EEE 22. The method of EEE 20, wherein determining the resource availability of the
client device of the listener includes any of:
determining a processor load for a processor of the client device;
determining a number of applications running on the client device;
determining an amount of free memory of the client device;
determining an operating system of the client device; and
determining a set of device characteristics of the client device.
EEE 23. The method of EEE 20, wherein accessing the set of parameters for the virtual
talker location further comprises:
ranking a plurality of parameters based on a criteria;
determining a number of parameters that the client device can implement in the audio
filer based on the determined resource availability;
selecting the set of parameters that are the highest ranked of the plurality of parameters,
the set of parameters including the determined number of parameters.

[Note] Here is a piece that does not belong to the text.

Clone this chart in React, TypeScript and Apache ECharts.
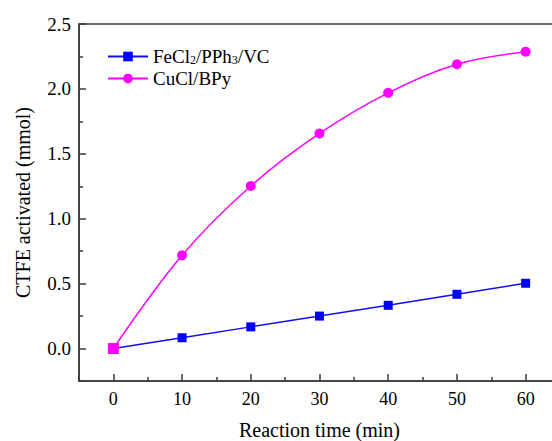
import React, { useEffect, useRef } from "react";
import * as echarts from "echarts";

const times = [0, 10, 20, 30, 40, 50, 60];
const feValues = [0, 0.083, 0.167, 0.25, 0.333, 0.418, 0.503];
const cuValues = [0, 0.718, 1.252, 1.657, 1.97, 2.19, 2.287];
const xMajorTicks = [0, 10, 20, 30, 40, 50, 60];
const xMinorTicks = [-5, 5, 15, 25, 35, 45, 55, 65];
const yMajorTicks = [0, 0.5, 1.0, 1.5, 2.0, 2.5];
const yMinorTicks = [-0.25, 0.25, 0.75, 1.25, 1.75, 2.25];
const seriesNames = ["FeCl2/PPh3/VC", "CuCl/BPy"];

const FONT = "Liberation Serif";
const AXIS_COLOR = "#3a3a3a";

const serif = (size: number) => ({ fontSize: size, fontFamily: FONT, color: "#000", fontWeight: "normal" });

export default function App() {
  const ref = useRef<HTMLDivElement>(null);
  useEffect(() => {
    if (!ref.current) return;
    const chart = echarts.init(ref.current, undefined, { renderer: "svg" });
    const baseX = {
      type: "value",
      min: -5,
      max: 65,
      position: "bottom",
      gridIndex: 0,
    };
    const baseY = {
      type: "value",
      min: -0.25,
      max: 2.5,
      position: "left",
      gridIndex: 0,
    };
    chart.setOption({
      animation: false,
      backgroundColor: "#fff",
      textStyle: { fontFamily: FONT },
      grid: {
        left: 79,
        top: 24,
        right: -8,
        bottom: 60,
        containLabel: false,
        outerBoundsMode: "none",
        show: true,
        borderColor: AXIS_COLOR,
        borderWidth: 1.5,
        backgroundColor: "transparent",
      },
      legend: {
        orient: "vertical",
        left: 102,
        top: 42,
        itemWidth: 40,
        itemHeight: 12,
        itemGap: 3,
        data: seriesNames,
        formatter: (name: string) =>
          name === seriesNames[0]
            ? "{a|FeCl}{s|2}{a|/PPh}{s|3}{a|/VC}"
            : "{a|CuCl/BPy}",
        textStyle: {
          color: "#000",
          fontFamily: FONT,
          rich: {
            a: serif(19),
            s: {
              ...serif(12),
              verticalAlign: "bottom",
              padding: [6, 0, 0, 0],
            },
          },
        },
      },
      xAxis: [
        {
          ...baseX,
          name: "Reaction time (min)",
          nameLocation: "middle",
          nameGap: 39,
          nameMoveOverlap: false,
          nameTextStyle: serif(20),
          axisLine: { onZero: false, lineStyle: { color: AXIS_COLOR, width: 1.5 } },
          axisTick: {
            inside: true,
            length: 7,
            customValues: xMajorTicks,
            lineStyle: { color: AXIS_COLOR, width: 1.5 },
          },
          axisLabel: {
            customValues: xMajorTicks,
            margin: 9,
            ...serif(18),
          },
          splitLine: { show: false },
        },
        {
          ...baseX,
          axisLine: { show: false, onZero: false },
          axisTick: {
            inside: true,
            length: 4,
            customValues: xMinorTicks,
            lineStyle: { color: AXIS_COLOR, width: 1.5 },
          },
          axisLabel: { show: false },
          splitLine: { show: false },
        },
      ],
      yAxis: [
        {
          ...baseY,
          name: "CTFE activated (mmol)",
          nameLocation: "middle",
          nameGap: 46,
          nameMoveOverlap: false,
          nameTextStyle: serif(20),
          axisLine: { show: true, onZero: false, lineStyle: { color: AXIS_COLOR, width: 1.5 } },
          axisTick: {
            show: true,
            inside: true,
            length: 7,
            customValues: yMajorTicks,
            lineStyle: { color: AXIS_COLOR, width: 1.5 },
          },
          axisLabel: {
            customValues: yMajorTicks,
            margin: 8,
            ...serif(19),
            formatter: (v: number) => v.toFixed(1),
          },
          splitLine: { show: false },
        },
        {
          ...baseY,
          axisLine: { show: false, onZero: false },
          axisTick: {
            show: true,
            inside: true,
            length: 4,
            customValues: yMinorTicks,
            lineStyle: { color: AXIS_COLOR, width: 1.5 },
          },
          axisLabel: { show: false },
          splitLine: { show: false },
        },
      ],
      series: [
        {
          name: seriesNames[0],
          type: "line",
          xAxisIndex: 0,
          yAxisIndex: 0,
          data: times.map((t, i) => [t, feValues[i]]),
          symbol: "rect",
          symbolSize: 9,
          lineStyle: { color: "#1010ee", width: 1.5 },
          itemStyle: { color: "#0000ff" },
        },
        {
          name: seriesNames[1],
          type: "line",
          xAxisIndex: 0,
          yAxisIndex: 0,
          smooth: 0.35,
          data: times.map((t, i) =>
            i === 0
              ? { value: [t, cuValues[i]], symbol: "rect", symbolSize: 11 }
              : [t, cuValues[i]]
          ),
          symbol: "circle",
          symbolSize: 10,
          lineStyle: { color: "#ff00ff", width: 1.5 },
          itemStyle: { color: "#ff00ff" },
        },
      ],
    });
    return () => chart.dispose();
  }, []);
  return (
    <div
      ref={ref}
      style={{ position: "absolute", left: 0, top: 0, width: 552, height: 441 }}
    />
  );
}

EEE 24. The method of EEE 23, wherein the criteria is any of:
an error for the parameter;
a frequency band of the parameter;
a gain level of the parameter; and
a resonance level of the parameter.
EEE 25. The method of EEE 23, wherein the criteria is determined by the client device
of the listener.
EEE 26. The method of EEE 23, wherein the client device of the listener determines
the number of parameters.
EEE 27. The method of EEE 20, wherein the set of parameters control any of gain, frequency,
timbre, spatial acuity, and resonance when generating the binaural audio stream.
EEE 28. The method of EEE 20, wherein the set of parameters are stored at a storage
location of the client device, and the method further comprises:
accessing a network system to update the set of parameters stored in the storage location
of the client device.
EEE 29. The method of EEE 20, wherein the set of parameters are determined using an
audio stream generated by a talker at a real-space speaking location and recorded
by the client device of the listener at a real-space listening location.
EEE 30. The method of EEE 20, wherein the audio filter is any of a head transfer function,
an infinite impulse response filter, a spherical harmonics model, or a binaural synthesizer.